S&P Global reports a rapid buildup of inventories in warehouses managed by the London Metal Exchange could be behind Thursday’s decline after inflows of almost 92,000 tonnes over just three days.
TD Securities’ head of commodity strategy Bart Melek told S&P Global that “following months of steeply drawing inventories resulting from a powerful ‘V-shaped’ recovery in China, combined with a cascading global re-opening and constrained supply amid social-distancing enforcement at operations, the substantial inflows into LME warehouses have eased the near-term tightness that has propelled copper to multi-year highs.”
Wild swings
Thursday’s decline comes just a day after copper leapfrogged the pivotal $3 a pound level and looked ready to retake levels last seen in 2018, after a key gauge of the Chinese manufacturing sector, the world’s top consumer of the metal, showed new orders jumping to a nine-year high.
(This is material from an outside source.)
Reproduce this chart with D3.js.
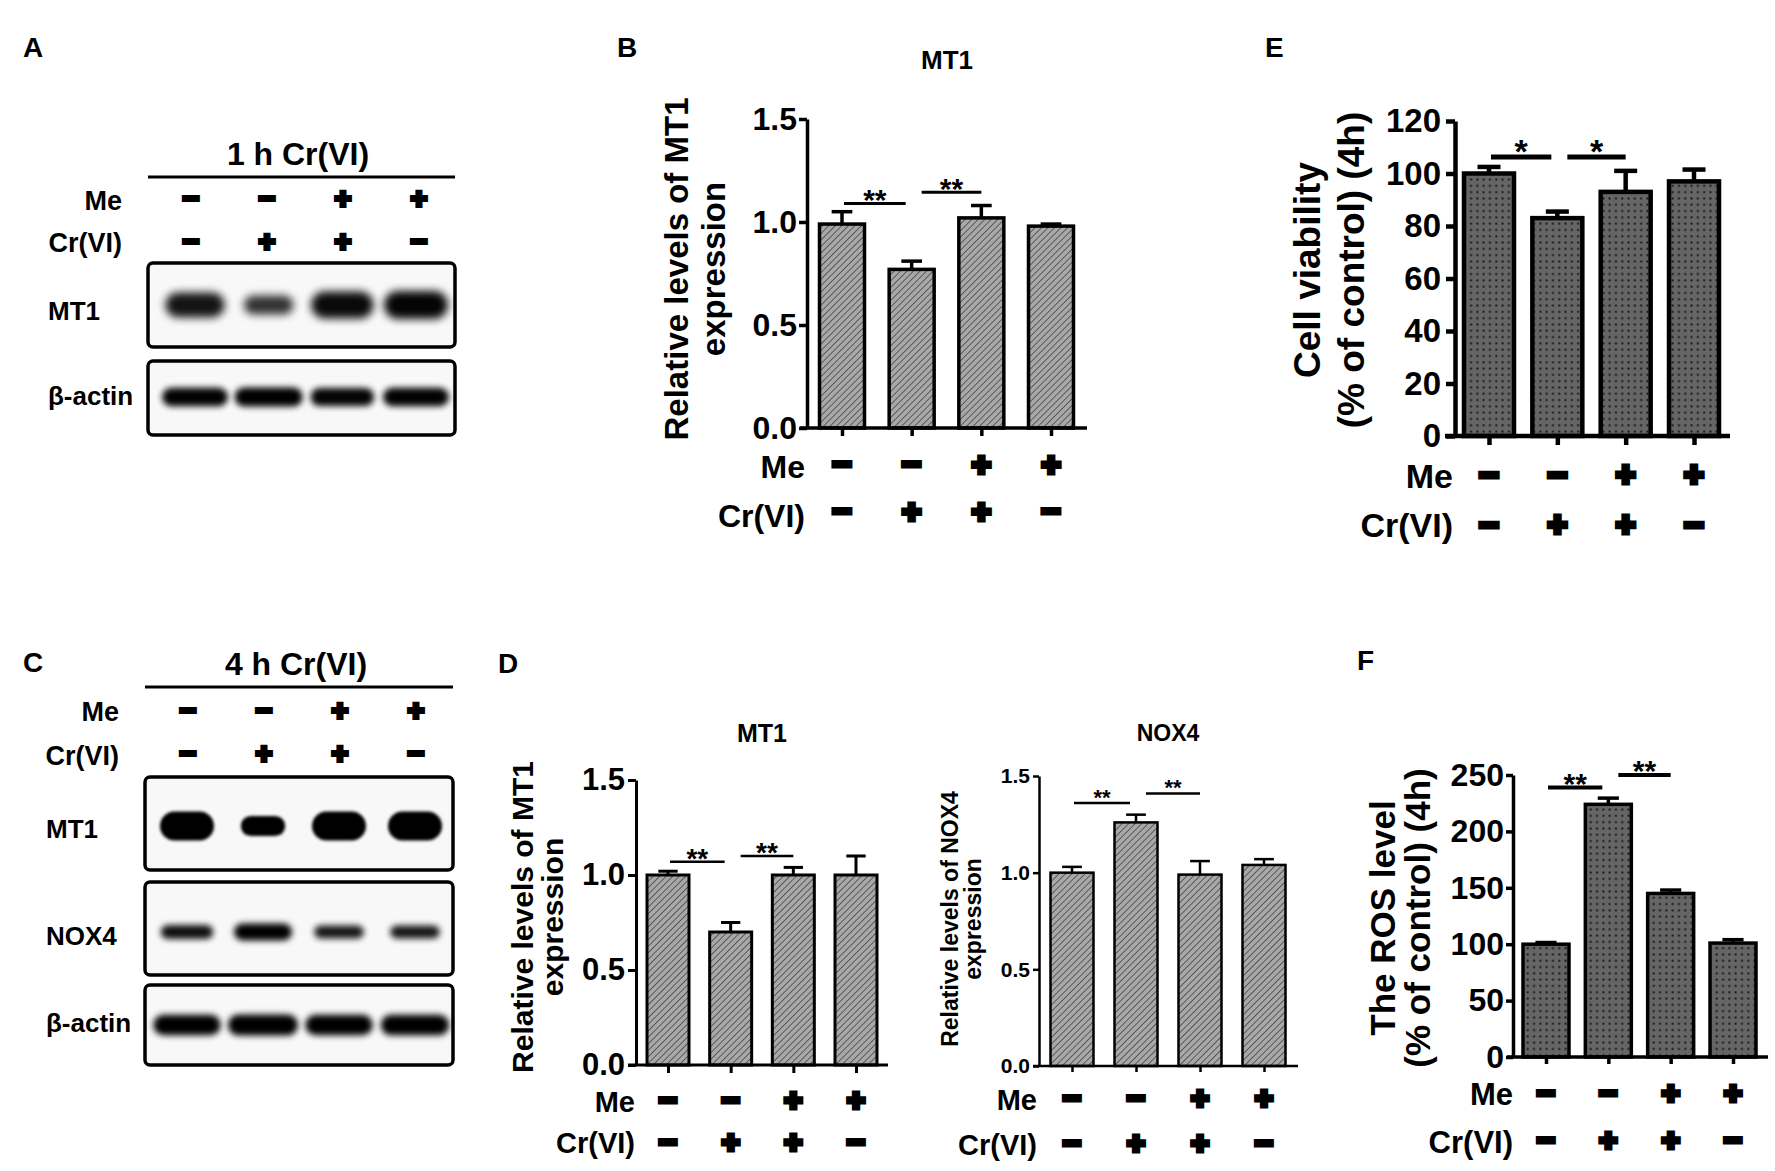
<!DOCTYPE html>
<html lang="en">
<head>
<meta charset="UTF-8">
<title>MT1 / NOX4 / viability / ROS</title>
<script src="https://d3js.org/d3.v7.min.js"></script>
<style>
  body { margin: 0; background: #fff; }
  svg text { font-family: "Liberation Sans", Arial, sans-serif; font-weight: bold; fill: #000; }
</style>
</head>
<body>
<div id="chart"></div>
<script>
// ---- data ----
const groups = ["Control", "Cr(VI)", "Me+Cr(VI)", "Me"];
const meSigns = ["−", "−", "+", "+"];
const crSigns = ["−", "+", "+", "−"];

const ticksRel = [0, 0.5, 1.0, 1.5];
const ticksViability = [0, 20, 40, 60, 80, 100, 120];
const ticksRos = [0, 50, 100, 150, 200, 250];

// B: MT1 after 1 h
const mt1_1h = [0.99, 0.77, 1.02, 0.98];
const mt1_1hErr = [0.06, 0.04, 0.06, 0.01];
// E: cell viability 4 h (% of control)
const viability4h = [100, 83, 93, 97];
const viability4hErr = [2.5, 2.5, 8, 4.5];
// D: MT1 and NOX4 after 4 h
const mt1_4h = [1.00, 0.70, 1.00, 1.00];
const mt1_4hErr = [0.02, 0.05, 0.04, 0.10];
const nox4_4h = [1.00, 1.26, 0.99, 1.04];
const nox4_4hErr = [0.03, 0.04, 0.07, 0.03];
// F: ROS 4 h (% of control)
const ros4h = [100, 224, 145, 101];
const ros4hErr = [1.5, 5.5, 3, 3];

// significance brackets: [from, to, label]
const sigDouble = [[0, 1, "**"], [1, 2, "**"]];
const sigSingle = [[0, 1, "*"], [1, 2, "*"]];

// blot band intensities (relative)
const blotA_MT1 = [0.85, 0.55, 0.95, 1.0];
const blotA_actin = [0.95, 1.0, 0.9, 0.95];
const blotC_MT1 = [1.0, 0.6, 1.0, 1.0];
const blotC_NOX4 = [0.8, 1.0, 0.7, 0.7];
const blotC_actin = [0.95, 1.0, 0.95, 0.97];

// ---- svg ----
const svg = d3.select("#chart").append("svg")
    .attr("width", 1775)
    .attr("height", 1171);

const defs = svg.append("defs");

// diagonal hatch for B / D
const hatch = defs.append("pattern")
    .attr("id", "hatch")
    .attr("patternUnits", "userSpaceOnUse")
    .attr("width", 4.6).attr("height", 4.6)
    .attr("patternTransform", "rotate(45)");
hatch.append("rect").attr("width", 4.6).attr("height", 4.6).attr("fill", "#a8a8a8");
hatch.append("line").attr("x1", 0).attr("y1", 0).attr("x2", 0).attr("y2", 4.6)
    .attr("stroke", "#2e2e2e").attr("stroke-width", 1.3);

// dotted dark fill for E / F
const dots = defs.append("pattern")
    .attr("id", "dots")
    .attr("patternUnits", "userSpaceOnUse")
    .attr("width", 6.3).attr("height", 6.3);
dots.append("rect").attr("width", 6.3).attr("height", 6.3).attr("fill", "#656565");
dots.append("rect").attr("x", 2.2).attr("y", 2.2).attr("width", 1.9).attr("height", 1.9).attr("fill", "#111");

// blur for blot bands
[["blurFuzzy", 4.5], ["blurSoft", 3.2], ["blurHard", 1.6]].forEach(([id, s]) => {
    defs.append("filter").attr("id", id)
        .attr("x", "-50%").attr("y", "-100%").attr("width", "200%").attr("height", "300%")
        .append("feGaussianBlur").attr("stdDeviation", s);
});

// panel letters
const panelLetters = [["A", 23, 57], ["B", 617, 57], ["E", 1265, 57], ["C", 23, 672], ["D", 498, 673], ["F", 1357, 670]];
svg.selectAll(".letter").data(panelLetters).join("text")
    .attr("class", "letter")
    .attr("x", d => d[1]).attr("y", d => d[2])
    .attr("font-size", 28)
    .text(d => d[0]);

function signText(g, signs, xs, cy, fs, sw) {
    g.selectAll(null).data(signs).join("text")
        .attr("x", (d, i) => xs(groups[i]))
        .attr("y", cy + 0.32 * fs)
        .attr("text-anchor", "middle")
        .attr("font-size", fs)
        .attr("stroke", "#000").attr("stroke-width", sw)
        .text(d => d);
}

// ---- western blots ----
function drawBlot(b) {
    const g = svg.append("g");
    const lane = d3.scalePoint().domain(groups).range(b.signRange);
    const bandX = d3.scalePoint().domain(groups).range(b.bandRange);

    g.append("text").attr("x", b.titleX).attr("y", b.titleY)
        .attr("text-anchor", "middle").attr("font-size", 32).text(b.title);
    g.append("line").attr("x1", b.x0).attr("x2", b.x1).attr("y1", b.lineY).attr("y2", b.lineY)
        .attr("stroke", "#000").attr("stroke-width", 3);

    g.append("text").attr("x", b.rowLabelX).attr("y", b.meBase).attr("text-anchor", "end")
        .attr("font-size", 27).text("Me");
    g.append("text").attr("x", b.rowLabelX).attr("y", b.crBase).attr("text-anchor", "end")
        .attr("font-size", 27).text("Cr(VI)");
    signText(g, meSigns, lane, b.meC, 28, 4);
    signText(g, crSigns, lane, b.crC, 28, 4);

    b.rows.forEach(r => {
        g.append("rect")
            .attr("x", b.x0).attr("y", r.y0)
            .attr("width", b.x1 - b.x0).attr("height", r.y1 - r.y0)
            .attr("rx", 5)
            .attr("fill", "#f8f8f8").attr("stroke", "#000").attr("stroke-width", 3.5);
        g.append("text").attr("x", b.labelX).attr("y", r.base)
            .attr("font-size", 26).text(r.label);

        const w = d3.scaleLinear().domain([0.5, 1]).range(r.w);
        const h = d3.scaleLinear().domain([0.5, 1]).range(r.h);
        const op = d3.scaleLinear().domain([0.5, 1]).range(r.op);
        g.selectAll(null).data(r.data).join("rect")
            .attr("x", (d, i) => bandX(groups[i]) - w(d) / 2)
            .attr("y", d => r.cy - h(d) / 2)
            .attr("width", d => w(d))
            .attr("height", d => h(d))
            .attr("rx", d => h(d) / 2)
            .attr("fill", "#000")
            .attr("opacity", d => op(d))
            .attr("filter", `url(#${r.blur})`);
    });
}

drawBlot({
    title: "1 h Cr(VI)", titleX: 298, titleY: 165,
    x0: 148, x1: 455, lineY: 177,
    rowLabelX: 122, meBase: 210, crBase: 252, meC: 199, crC: 242,
    signRange: [191, 419], bandRange: [195, 416], labelX: 48,
    rows: [
        {label: "MT1", y0: 263, y1: 347, base: 320, cy: 305, data: blotA_MT1,
         w: [48, 64], h: [18, 28], op: [0.78, 0.98], blur: "blurFuzzy"},
        {label: "β-actin", y0: 361, y1: 435, base: 405, cy: 397, data: blotA_actin,
         w: [46, 68], h: [15, 19], op: [0.9, 1], blur: "blurSoft"}
    ]
});

drawBlot({
    title: "4 h Cr(VI)", titleX: 296, titleY: 675,
    x0: 145, x1: 453, lineY: 687,
    rowLabelX: 119, meBase: 721, crBase: 765, meC: 711, crC: 754,
    signRange: [188, 416], bandRange: [187, 415], labelX: 46,
    rows: [
        {label: "MT1", y0: 777, y1: 870, base: 838, cy: 826, data: blotC_MT1,
         w: [42, 54], h: [18, 29], op: [1, 1], blur: "blurHard"},
        {label: "NOX4", y0: 882, y1: 975, base: 945, cy: 932, data: blotC_NOX4,
         w: [44, 58], h: [10, 17], op: [0.85, 1], blur: "blurSoft"},
        {label: "β-actin", y0: 985, y1: 1065, base: 1032, cy: 1025, data: blotC_actin,
         w: [44, 70], h: [15, 21], op: [0.95, 1], blur: "blurSoft"}
    ]
});

// ---- bar charts ----
function drawBars(p) {
    const g = svg.append("g");
    const x = d3.scalePoint().domain(groups).range([p.c0, p.c3]);
    const y = d3.scaleLinear().domain([0, p.max]).range([p.yZero, p.yTop]);

    // bars
    g.selectAll(".bar").data(p.values).join("rect")
        .attr("class", "bar")
        .attr("x", (d, i) => x(groups[i]) - p.bw / 2)
        .attr("y", d => y(d))
        .attr("width", p.bw)
        .attr("height", d => y(0) - y(d))
        .attr("fill", `url(#${p.pattern})`)
        .attr("stroke", "#000").attr("stroke-width", p.sw);

    // upper error bars
    const cap = p.bw * 0.46;
    p.values.forEach((v, i) => {
        const cx = x(groups[i]);
        g.append("line").attr("x1", cx).attr("x2", cx)
            .attr("y1", y(v)).attr("y2", y(v + p.errs[i]))
            .attr("stroke", "#000").attr("stroke-width", p.sw);
        g.append("line").attr("x1", cx - cap / 2).attr("x2", cx + cap / 2)
            .attr("y1", y(v + p.errs[i])).attr("y2", y(v + p.errs[i]))
            .attr("stroke", "#000").attr("stroke-width", p.sw);
    });

    // y axis
    const ya = g.append("g")
        .attr("transform", `translate(${p.axisX},0)`)
        .call(d3.axisLeft(y).tickValues(p.ticks).tickFormat(d3.format(p.fmt))
            .tickSize(p.tl).tickSizeOuter(0).tickPadding(p.pad));
    ya.selectAll("path, line").attr("stroke", "#000").attr("stroke-width", p.sw);
    ya.selectAll("text").attr("font-size", p.tickFont).attr("font-family", null).attr("fill", "#000");

    // x axis with category ticks
    const xa = g.append("g")
        .attr("transform", `translate(0,${p.yZero})`)
        .call(d3.axisBottom(x).tickSize(p.tl).tickSizeOuter(0).tickFormat(""));
    xa.select(".domain").remove();
    xa.selectAll("line").attr("stroke", "#000").attr("stroke-width", p.sw);
    g.append("line").attr("x1", p.xLeft).attr("x2", p.xRight)
        .attr("y1", p.yZero).attr("y2", p.yZero)
        .attr("stroke", "#000").attr("stroke-width", p.sw);

    // significance
    p.sigs.forEach((s, k) => {
        const x1 = x(groups[s[0]]) + (k === 0 ? 2 : 10);
        const x2 = x(groups[s[1]]) - (k === 0 ? 6 : 0);
        const ly = y(p.sigLevels[k]);
        g.append("line").attr("x1", x1).attr("x2", x2).attr("y1", ly).attr("y2", ly)
            .attr("stroke", "#000").attr("stroke-width", p.sigW);
        g.append("text").attr("x", (x1 + x2) / 2)
            .attr("y", ly - p.starGap + 0.58 * p.starFont)
            .attr("text-anchor", "middle").attr("font-size", p.starFont)
            .text(s[2]);
    });

    // title
    if (p.title) {
        g.append("text").attr("x", p.titleX).attr("y", p.titleY)
            .attr("text-anchor", "middle").attr("font-size", p.titleFont).text(p.title);
    }

    // y label (rotated)
    p.ylab.forEach(l => {
        g.append("text")
            .attr("transform", `translate(${l.x},${p.ylabCy}) rotate(-90)`)
            .attr("text-anchor", "middle")
            .attr("font-size", p.ylabFont)
            .text(l.t);
    });

    // treatment rows
    g.append("text").attr("x", p.rowLabelX).attr("y", p.meBase).attr("text-anchor", "end")
        .attr("font-size", p.rowFont).text("Me");
    g.append("text").attr("x", p.rowLabelX).attr("y", p.crBase).attr("text-anchor", "end")
        .attr("font-size", p.rowFont).text("Cr(VI)");
    signText(g, meSigns, x, p.meC, p.signFont, 5);
    signText(g, crSigns, x, p.crC, p.signFont, 5);
}

// B
drawBars({
    values: mt1_1h, errs: mt1_1hErr, pattern: "hatch",
    axisX: 807, yTop: 119, yZero: 428, max: 1.5, ticks: ticksRel, fmt: ".1f",
    c0: 842, c3: 1051, bw: 45, xLeft: 800, xRight: 1087, tl: 8, sw: 3.5, tickFont: 32, pad: 2,
    sigs: sigDouble, sigLevels: [1.09, 1.145], sigW: 3, starFont: 30, starGap: 11,
    title: "MT1", titleX: 947, titleY: 69, titleFont: 26,
    ylab: [{t: "Relative levels of MT1", x: 688}, {t: "expression", x: 725}], ylabCy: 269, ylabFont: 33,
    rowLabelX: 805, meBase: 478, crBase: 527, meC: 465, crC: 512, rowFont: 32, signFont: 32
});

// E
drawBars({
    values: viability4h, errs: viability4hErr, pattern: "dots",
    axisX: 1455, yTop: 121, yZero: 436, max: 120, ticks: ticksViability, fmt: "d",
    c0: 1489, c3: 1694, bw: 50, xLeft: 1445, xRight: 1730, tl: 9, sw: 4.5, tickFont: 33, pad: 5,
    sigs: sigSingle, sigLevels: [106.3, 106.3], sigW: 5, starFont: 34, starGap: 14,
    ylab: [{t: "Cell viability", x: 1320}, {t: "(% of control) (4h)", x: 1364}], ylabCy: 270, ylabFont: 37,
    rowLabelX: 1453, meBase: 488, crBase: 537, meC: 475, crC: 525, rowFont: 34, signFont: 33
});

// D left
drawBars({
    values: mt1_4h, errs: mt1_4hErr, pattern: "hatch",
    axisX: 636, yTop: 780, yZero: 1065, max: 1.5, ticks: ticksRel, fmt: ".1f",
    c0: 668, c3: 856, bw: 42, xLeft: 628, xRight: 888, tl: 8, sw: 3, tickFont: 31, pad: 3,
    sigs: sigDouble, sigLevels: [1.07, 1.10], sigW: 2.5, starFont: 28, starGap: 10,
    title: "MT1", titleX: 762, titleY: 742, titleFont: 25,
    ylab: [{t: "Relative levels of MT1", x: 533}, {t: "expression", x: 563}], ylabCy: 917, ylabFont: 30,
    rowLabelX: 635, meBase: 1112, crBase: 1153, meC: 1100, crC: 1142, rowFont: 29, signFont: 30
});

// D right
drawBars({
    values: nox4_4h, errs: nox4_4hErr, pattern: "hatch",
    axisX: 1039, yTop: 776, yZero: 1066, max: 1.5, ticks: ticksRel, fmt: ".1f",
    c0: 1072, c3: 1264, bw: 43, xLeft: 1033, xRight: 1298, tl: 6, sw: 2.5, tickFont: 21, pad: 3,
    sigs: sigDouble, sigLevels: [1.36, 1.41], sigW: 2.5, starFont: 22, starGap: 11,
    title: "NOX4", titleX: 1168, titleY: 741, titleFont: 23,
    ylab: [{t: "Relative levels of NOX4", x: 958}, {t: "expression", x: 981}], ylabCy: 919, ylabFont: 23,
    rowLabelX: 1037, meBase: 1110, crBase: 1155, meC: 1098, crC: 1143, rowFont: 29, signFont: 30
});

// F
drawBars({
    values: ros4h, errs: ros4hErr, pattern: "dots",
    axisX: 1513, yTop: 775, yZero: 1057, max: 250, ticks: ticksRos, fmt: "d",
    c0: 1546, c3: 1733, bw: 46, xLeft: 1507, xRight: 1768, tl: 7, sw: 3.5, tickFont: 32, pad: 2,
    sigs: sigDouble, sigLevels: [239, 250], sigW: 4, starFont: 30, starGap: 11,
    ylab: [{t: "The ROS level", x: 1395}, {t: "(% of control) (4h)", x: 1430}], ylabCy: 918, ylabFont: 35,
    rowLabelX: 1513, meBase: 1105, crBase: 1153, meC: 1093, crC: 1140, rowFont: 31, signFont: 30
});
</script>
</body>
</html>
Capital Economics said China’s September PMI reading suggests that “the economy is now entering a period of above-trend growth, which is indisputably good news for the prices of commodities, particularly industrial metals.”
The Wall Street Journal reported Wednesday a measure from Citigroup that tracks end uses of copper in the country in various sectors, including auto and appliance makers, shows the three-month average reaching its highest level since early in 2017.